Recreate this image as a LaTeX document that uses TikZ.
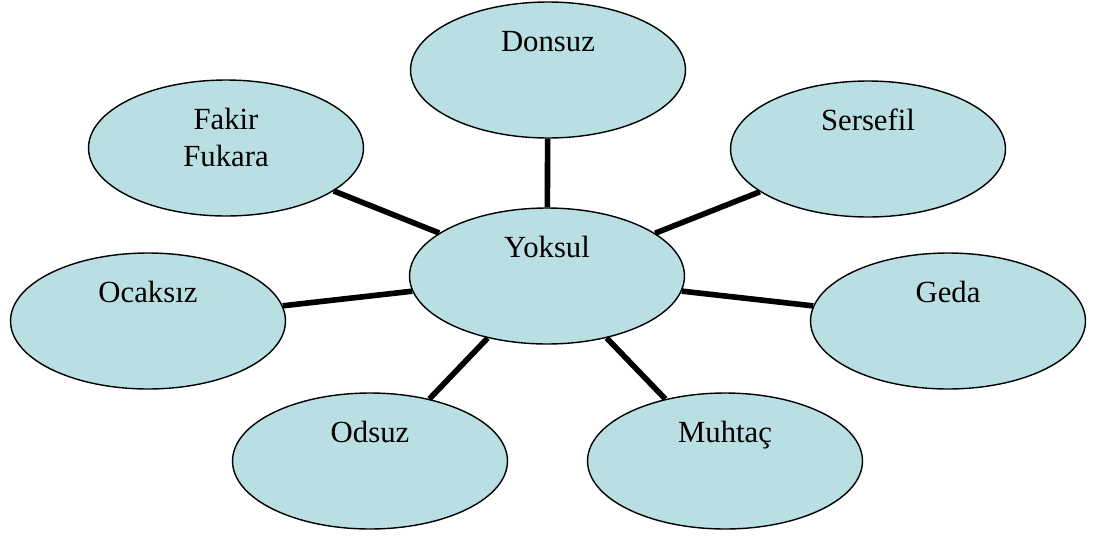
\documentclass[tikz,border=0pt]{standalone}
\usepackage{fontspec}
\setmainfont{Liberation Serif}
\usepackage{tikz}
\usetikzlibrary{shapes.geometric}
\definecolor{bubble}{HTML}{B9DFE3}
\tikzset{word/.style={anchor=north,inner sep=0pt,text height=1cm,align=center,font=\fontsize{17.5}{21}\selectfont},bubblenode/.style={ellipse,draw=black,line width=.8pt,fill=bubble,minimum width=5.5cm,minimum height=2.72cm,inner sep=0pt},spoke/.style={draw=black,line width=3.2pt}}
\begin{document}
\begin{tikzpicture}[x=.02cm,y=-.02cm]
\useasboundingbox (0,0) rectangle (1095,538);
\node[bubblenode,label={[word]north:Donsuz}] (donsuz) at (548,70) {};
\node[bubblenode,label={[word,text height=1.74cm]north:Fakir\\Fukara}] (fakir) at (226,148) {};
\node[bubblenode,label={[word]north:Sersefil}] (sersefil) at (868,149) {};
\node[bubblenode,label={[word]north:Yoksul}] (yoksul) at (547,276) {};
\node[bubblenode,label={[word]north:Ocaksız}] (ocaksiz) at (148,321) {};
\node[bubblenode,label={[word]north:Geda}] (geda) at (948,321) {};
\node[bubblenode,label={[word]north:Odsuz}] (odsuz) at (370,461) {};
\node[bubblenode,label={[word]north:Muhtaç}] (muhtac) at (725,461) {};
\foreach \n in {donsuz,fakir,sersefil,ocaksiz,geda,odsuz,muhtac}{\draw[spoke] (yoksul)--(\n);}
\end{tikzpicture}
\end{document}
════════
Each line above is to be copied verbatim. Drop any image from the copy.

■ SOLUTION TO THIS TASK
Recreate this image as a LaTeX document that uses TikZ.
\documentclass[tikz,border=0pt]{standalone}
\usepackage{fontspec}
\setmainfont{Liberation Serif}
\usepackage{tikz}
\usetikzlibrary{shapes.geometric}
\definecolor{bubble}{HTML}{B9DFE3}
\tikzset{word/.style={anchor=north,inner sep=0pt,text height=1cm,align=center,font=\fontsize{17.5}{21}\selectfont},bubblenode/.style={ellipse,draw=black,line width=.8pt,fill=bubble,minimum width=5.5cm,minimum height=2.72cm,inner sep=0pt},spoke/.style={draw=black,line width=3.2pt}}
\begin{document}
\begin{tikzpicture}[x=.02cm,y=-.02cm]
\useasboundingbox (0,0) rectangle (1095,538);
\node[bubblenode,label={[word]north:Donsuz}] (donsuz) at (548,70) {};
\node[bubblenode,label={[word,text height=1.74cm]north:Fakir\\Fukara}] (fakir) at (226,148) {};
\node[bubblenode,label={[word]north:Sersefil}] (sersefil) at (868,149) {};
\node[bubblenode,label={[word]north:Yoksul}] (yoksul) at (547,276) {};
\node[bubblenode,label={[word]north:Ocaksız}] (ocaksiz) at (148,321) {};
\node[bubblenode,label={[word]north:Geda}] (geda) at (948,321) {};
\node[bubblenode,label={[word]north:Odsuz}] (odsuz) at (370,461) {};
\node[bubblenode,label={[word]north:Muhtaç}] (muhtac) at (725,461) {};
\foreach \n in {donsuz,fakir,sersefil,ocaksiz,geda,odsuz,muhtac}{\draw[spoke] (yoksul)--(\n);}
\end{tikzpicture}
\end{document}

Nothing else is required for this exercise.